Chris Hala'ufia
- Born: Chris Hala'ufia 24 October 1978 (age 47) Neiafu, Tonga
- Height: 1.93 m (6 ft 4 in)
- Weight: 107 kg (16 st 12 lb)

Rugby union career
- Position: Flanker / Number eight
- Current team: London Welsh

Senior career
- Years: Team / Apps / (Points)
- 2003-2004: Bradford & Bingley
- 2004–2005: Gran Parma / 17 / (50)
- 2005–2006: Rotherham Titans / 19 / (5)
- 2006–2008: Harlequins / 31 / (25)
- 2008–2014: London Irish
- 2014: Scarlets
- 2014–: London Welsh

International career
- Years: Team / Apps / (Points)
- 2000–2009: Tonga / 24 / (25)
- Correct as of 10 November 2011

= Chris Halaʻufia =

Tonga international rugby union player

Chris Hala'ufia (born 24 October 1978) is a Tongan former rugby union player. A back row forward, he played for English club London Welsh in the Aviva Premiership and Tonga.

Hala'ufia originally made a name for himself with Bradford & Bingley RFC, when he made his début in the English game in the 2003–4 season. At that time Bradford & Bingley were in North 1, but ran away with the league title, with Hala'uifa contributing 27 tries during the campaign.

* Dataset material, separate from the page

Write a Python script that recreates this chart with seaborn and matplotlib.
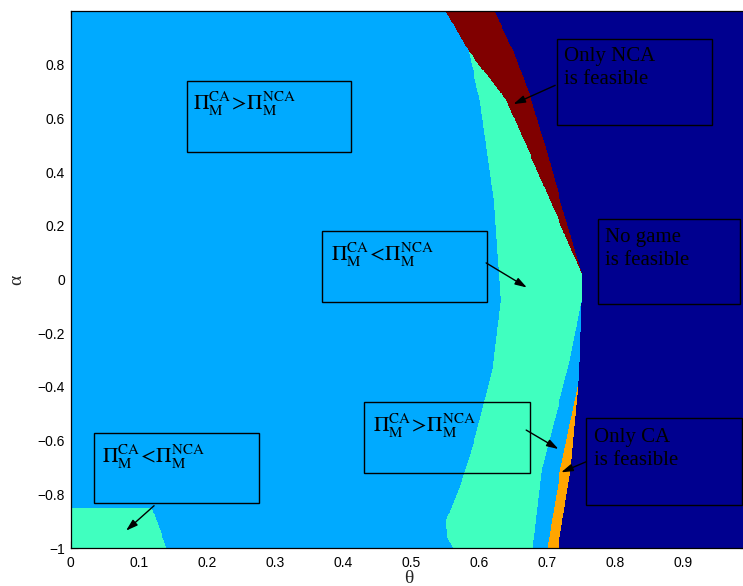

The club also won the Intermediate Cup at Twickenham in April 2004, Hala'uifa's final game for the club before moving on to Italy for the 2004/5 season.

Hala'ufia returned to England to play for Rotherham Titans in the 2005/6 season, and subsequently moved to Harlequins for 2006–08 along with David Strettle.

He moved onto London Irish for the 2008–09 season, where he appeared in 31 out of 34 games and helped take them to the Guinness Premiership Final against Leicester Tigers.

In January 2010 he was banned for four weeks for punching an opposing player. In October 2011 he was suspended for seven weeks for dangerous tackling.

In June 2014, Hala'ufia signed for Welsh region the Scarlets, but left the club just months after joining, without making a single appearance. He moved to London Welsh, originally on loan, before making the move permanent in October 2014.

In May 2015 he was banned for five matches for striking Laurence Pearce during a game.